● **Extracted information**:
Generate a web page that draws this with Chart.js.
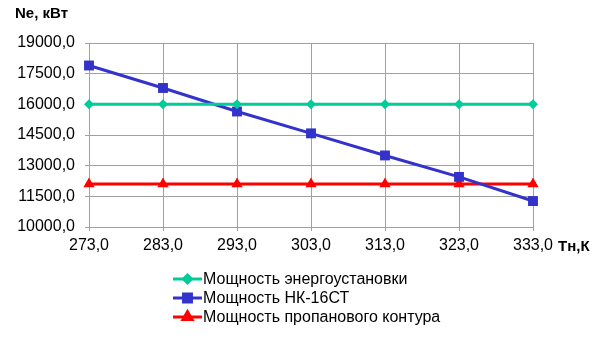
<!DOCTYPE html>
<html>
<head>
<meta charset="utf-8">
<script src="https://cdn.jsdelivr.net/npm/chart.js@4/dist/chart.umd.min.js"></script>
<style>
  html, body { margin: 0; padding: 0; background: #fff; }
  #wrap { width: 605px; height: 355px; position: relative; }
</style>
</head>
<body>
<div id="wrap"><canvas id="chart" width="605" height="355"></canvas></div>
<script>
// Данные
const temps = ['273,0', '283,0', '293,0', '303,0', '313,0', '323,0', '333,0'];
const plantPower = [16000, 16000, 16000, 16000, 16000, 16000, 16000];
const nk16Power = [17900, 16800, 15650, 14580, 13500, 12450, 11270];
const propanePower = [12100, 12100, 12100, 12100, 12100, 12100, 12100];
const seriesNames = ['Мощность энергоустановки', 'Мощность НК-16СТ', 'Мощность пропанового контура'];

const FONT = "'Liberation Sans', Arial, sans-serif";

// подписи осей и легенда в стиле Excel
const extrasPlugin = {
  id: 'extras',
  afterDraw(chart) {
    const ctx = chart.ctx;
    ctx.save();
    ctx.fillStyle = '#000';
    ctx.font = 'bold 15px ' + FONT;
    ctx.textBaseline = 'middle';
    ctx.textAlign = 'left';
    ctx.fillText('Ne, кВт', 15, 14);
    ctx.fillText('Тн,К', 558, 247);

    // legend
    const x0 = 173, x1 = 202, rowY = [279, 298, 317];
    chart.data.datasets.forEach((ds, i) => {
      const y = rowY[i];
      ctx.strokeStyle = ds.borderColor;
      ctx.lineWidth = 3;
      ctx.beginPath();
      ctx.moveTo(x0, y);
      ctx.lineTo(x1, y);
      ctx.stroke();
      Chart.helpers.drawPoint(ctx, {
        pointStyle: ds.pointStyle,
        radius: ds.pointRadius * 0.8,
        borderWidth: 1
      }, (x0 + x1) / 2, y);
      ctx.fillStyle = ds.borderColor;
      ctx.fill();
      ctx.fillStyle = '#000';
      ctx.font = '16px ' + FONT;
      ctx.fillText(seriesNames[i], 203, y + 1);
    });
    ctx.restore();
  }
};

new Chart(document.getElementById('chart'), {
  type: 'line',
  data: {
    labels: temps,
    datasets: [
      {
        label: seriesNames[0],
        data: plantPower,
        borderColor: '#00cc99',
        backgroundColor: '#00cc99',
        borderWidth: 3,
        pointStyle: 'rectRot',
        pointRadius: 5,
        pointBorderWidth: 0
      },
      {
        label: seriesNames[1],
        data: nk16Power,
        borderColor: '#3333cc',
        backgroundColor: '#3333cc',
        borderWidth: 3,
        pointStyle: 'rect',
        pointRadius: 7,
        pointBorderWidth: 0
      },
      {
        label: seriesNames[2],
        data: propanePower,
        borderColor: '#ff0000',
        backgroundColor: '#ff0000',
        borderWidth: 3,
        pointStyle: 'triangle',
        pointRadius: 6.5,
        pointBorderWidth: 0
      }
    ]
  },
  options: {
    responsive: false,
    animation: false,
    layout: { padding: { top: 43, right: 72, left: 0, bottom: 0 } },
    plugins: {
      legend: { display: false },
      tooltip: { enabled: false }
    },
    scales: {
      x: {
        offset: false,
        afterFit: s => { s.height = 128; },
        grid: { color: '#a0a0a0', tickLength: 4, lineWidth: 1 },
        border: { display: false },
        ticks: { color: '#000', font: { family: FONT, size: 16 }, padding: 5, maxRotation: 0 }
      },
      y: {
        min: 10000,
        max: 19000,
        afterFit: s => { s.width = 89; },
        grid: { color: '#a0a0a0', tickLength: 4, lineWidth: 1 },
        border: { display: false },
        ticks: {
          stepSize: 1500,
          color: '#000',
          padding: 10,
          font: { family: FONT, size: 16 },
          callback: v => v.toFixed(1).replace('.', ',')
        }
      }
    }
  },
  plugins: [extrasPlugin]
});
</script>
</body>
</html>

--

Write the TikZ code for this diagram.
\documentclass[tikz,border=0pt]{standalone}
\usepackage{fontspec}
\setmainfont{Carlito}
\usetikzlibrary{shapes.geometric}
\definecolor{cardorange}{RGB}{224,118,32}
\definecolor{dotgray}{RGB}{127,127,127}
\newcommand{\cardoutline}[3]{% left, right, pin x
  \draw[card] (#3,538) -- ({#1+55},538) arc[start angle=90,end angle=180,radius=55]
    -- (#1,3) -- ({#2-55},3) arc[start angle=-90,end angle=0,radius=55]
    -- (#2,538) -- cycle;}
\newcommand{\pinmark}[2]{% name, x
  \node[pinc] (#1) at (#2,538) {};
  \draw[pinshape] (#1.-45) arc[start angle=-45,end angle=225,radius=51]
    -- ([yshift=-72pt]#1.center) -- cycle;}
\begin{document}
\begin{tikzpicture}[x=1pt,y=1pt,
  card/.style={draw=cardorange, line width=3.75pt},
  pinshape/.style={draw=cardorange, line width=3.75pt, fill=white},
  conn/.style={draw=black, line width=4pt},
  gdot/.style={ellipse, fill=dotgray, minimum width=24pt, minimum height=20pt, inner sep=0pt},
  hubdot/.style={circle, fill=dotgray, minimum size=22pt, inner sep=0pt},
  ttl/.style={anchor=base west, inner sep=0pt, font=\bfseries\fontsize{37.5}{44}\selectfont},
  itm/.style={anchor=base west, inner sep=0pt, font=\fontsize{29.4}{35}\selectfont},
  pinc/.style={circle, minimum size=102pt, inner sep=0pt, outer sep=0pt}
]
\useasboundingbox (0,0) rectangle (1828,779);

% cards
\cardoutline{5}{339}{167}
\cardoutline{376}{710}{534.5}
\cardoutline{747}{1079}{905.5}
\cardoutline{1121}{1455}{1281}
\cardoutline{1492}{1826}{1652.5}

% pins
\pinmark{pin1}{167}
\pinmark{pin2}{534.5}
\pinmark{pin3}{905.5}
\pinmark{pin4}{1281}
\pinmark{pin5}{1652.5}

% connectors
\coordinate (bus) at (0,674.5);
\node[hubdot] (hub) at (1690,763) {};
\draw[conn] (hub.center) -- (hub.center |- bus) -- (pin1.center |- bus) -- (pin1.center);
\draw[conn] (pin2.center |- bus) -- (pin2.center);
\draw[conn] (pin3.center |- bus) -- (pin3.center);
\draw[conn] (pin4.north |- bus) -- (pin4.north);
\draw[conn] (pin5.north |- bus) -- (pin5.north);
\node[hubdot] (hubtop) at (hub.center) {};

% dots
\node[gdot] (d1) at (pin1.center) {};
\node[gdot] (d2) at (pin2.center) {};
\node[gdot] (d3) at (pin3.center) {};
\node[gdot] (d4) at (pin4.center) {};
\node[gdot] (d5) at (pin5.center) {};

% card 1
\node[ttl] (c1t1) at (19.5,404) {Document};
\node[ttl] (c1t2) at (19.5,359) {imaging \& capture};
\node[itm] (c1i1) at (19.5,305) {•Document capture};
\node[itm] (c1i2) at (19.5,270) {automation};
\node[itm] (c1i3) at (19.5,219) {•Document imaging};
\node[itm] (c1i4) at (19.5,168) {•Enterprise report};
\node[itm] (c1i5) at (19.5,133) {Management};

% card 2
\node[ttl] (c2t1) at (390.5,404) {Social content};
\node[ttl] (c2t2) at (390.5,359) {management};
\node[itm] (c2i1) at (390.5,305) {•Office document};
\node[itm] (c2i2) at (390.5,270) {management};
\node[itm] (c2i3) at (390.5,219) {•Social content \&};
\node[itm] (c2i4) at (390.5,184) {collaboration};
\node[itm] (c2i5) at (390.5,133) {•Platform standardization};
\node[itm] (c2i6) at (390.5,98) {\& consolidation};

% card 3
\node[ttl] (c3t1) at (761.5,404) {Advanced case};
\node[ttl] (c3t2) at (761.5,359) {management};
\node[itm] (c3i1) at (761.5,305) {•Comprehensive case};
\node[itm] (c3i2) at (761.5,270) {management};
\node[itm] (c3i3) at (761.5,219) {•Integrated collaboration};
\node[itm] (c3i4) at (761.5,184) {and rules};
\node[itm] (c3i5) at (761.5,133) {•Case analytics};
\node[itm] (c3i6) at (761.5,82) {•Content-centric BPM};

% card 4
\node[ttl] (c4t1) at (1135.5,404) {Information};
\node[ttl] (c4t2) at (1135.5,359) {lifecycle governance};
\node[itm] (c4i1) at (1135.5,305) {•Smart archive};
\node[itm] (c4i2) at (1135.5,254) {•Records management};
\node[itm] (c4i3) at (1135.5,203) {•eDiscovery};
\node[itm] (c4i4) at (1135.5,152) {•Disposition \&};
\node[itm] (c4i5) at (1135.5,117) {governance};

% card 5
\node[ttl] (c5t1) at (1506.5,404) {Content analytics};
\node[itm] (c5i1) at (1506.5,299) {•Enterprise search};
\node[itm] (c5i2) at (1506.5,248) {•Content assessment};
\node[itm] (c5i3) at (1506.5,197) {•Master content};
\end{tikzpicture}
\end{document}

--

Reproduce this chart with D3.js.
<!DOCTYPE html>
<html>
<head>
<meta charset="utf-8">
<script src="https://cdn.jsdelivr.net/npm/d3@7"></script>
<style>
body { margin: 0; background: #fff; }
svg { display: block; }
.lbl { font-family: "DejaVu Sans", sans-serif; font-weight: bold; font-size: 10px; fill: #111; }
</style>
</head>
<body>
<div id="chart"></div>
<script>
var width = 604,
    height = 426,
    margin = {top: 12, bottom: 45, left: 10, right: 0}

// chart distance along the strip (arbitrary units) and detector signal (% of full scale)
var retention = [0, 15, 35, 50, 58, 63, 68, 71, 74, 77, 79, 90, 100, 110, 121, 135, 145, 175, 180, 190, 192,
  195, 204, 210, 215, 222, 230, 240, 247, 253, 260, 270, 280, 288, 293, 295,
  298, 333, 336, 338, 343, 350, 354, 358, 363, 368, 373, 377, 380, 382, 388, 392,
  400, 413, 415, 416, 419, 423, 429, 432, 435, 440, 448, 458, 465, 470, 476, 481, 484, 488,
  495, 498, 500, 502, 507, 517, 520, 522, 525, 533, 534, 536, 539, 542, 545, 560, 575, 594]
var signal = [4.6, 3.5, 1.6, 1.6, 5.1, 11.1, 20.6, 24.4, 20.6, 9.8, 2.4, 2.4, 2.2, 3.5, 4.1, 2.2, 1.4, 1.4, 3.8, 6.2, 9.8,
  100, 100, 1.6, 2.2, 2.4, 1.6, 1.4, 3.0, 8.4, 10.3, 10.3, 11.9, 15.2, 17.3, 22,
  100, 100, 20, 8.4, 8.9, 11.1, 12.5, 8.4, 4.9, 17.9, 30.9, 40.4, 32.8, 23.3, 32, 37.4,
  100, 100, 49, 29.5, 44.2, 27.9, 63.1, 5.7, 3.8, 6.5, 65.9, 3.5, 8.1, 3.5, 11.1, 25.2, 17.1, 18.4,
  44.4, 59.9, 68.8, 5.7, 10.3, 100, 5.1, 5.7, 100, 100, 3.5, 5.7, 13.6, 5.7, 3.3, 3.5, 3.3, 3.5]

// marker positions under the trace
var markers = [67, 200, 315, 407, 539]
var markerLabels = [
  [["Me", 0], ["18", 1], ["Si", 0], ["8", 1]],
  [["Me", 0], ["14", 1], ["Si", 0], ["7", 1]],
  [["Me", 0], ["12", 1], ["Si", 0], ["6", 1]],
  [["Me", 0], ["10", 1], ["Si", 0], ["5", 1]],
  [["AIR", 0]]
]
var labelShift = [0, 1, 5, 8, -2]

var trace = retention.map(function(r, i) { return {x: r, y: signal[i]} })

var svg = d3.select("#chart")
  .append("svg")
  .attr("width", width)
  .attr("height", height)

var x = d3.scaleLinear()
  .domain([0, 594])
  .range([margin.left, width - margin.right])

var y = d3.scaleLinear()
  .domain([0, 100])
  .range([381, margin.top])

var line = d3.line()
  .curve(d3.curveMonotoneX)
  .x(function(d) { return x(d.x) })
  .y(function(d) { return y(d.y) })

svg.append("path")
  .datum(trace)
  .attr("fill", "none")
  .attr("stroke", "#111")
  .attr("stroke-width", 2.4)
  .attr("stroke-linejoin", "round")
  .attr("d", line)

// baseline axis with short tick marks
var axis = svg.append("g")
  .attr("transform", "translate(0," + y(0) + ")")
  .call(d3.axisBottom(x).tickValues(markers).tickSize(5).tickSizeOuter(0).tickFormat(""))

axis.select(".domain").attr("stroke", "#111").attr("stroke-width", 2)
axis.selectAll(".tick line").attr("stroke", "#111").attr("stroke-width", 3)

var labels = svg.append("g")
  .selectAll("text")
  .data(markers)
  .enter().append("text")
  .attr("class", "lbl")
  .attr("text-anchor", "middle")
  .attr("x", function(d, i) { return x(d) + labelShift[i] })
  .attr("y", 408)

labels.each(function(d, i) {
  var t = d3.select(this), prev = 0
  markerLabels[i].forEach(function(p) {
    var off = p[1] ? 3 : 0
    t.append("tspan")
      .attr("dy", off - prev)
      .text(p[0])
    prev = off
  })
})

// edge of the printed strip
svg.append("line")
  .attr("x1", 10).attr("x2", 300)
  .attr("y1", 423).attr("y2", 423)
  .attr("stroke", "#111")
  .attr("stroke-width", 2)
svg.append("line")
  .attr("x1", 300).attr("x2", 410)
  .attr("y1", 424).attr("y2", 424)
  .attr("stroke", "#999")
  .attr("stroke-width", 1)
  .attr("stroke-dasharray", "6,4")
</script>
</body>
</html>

● **Instructions for the task**: Copy out every line from the records that has the word "with".

● **Completed task**:
Generate a web page that draws this with Chart.js.
Reproduce this chart with D3.js.
// baseline axis with short tick marks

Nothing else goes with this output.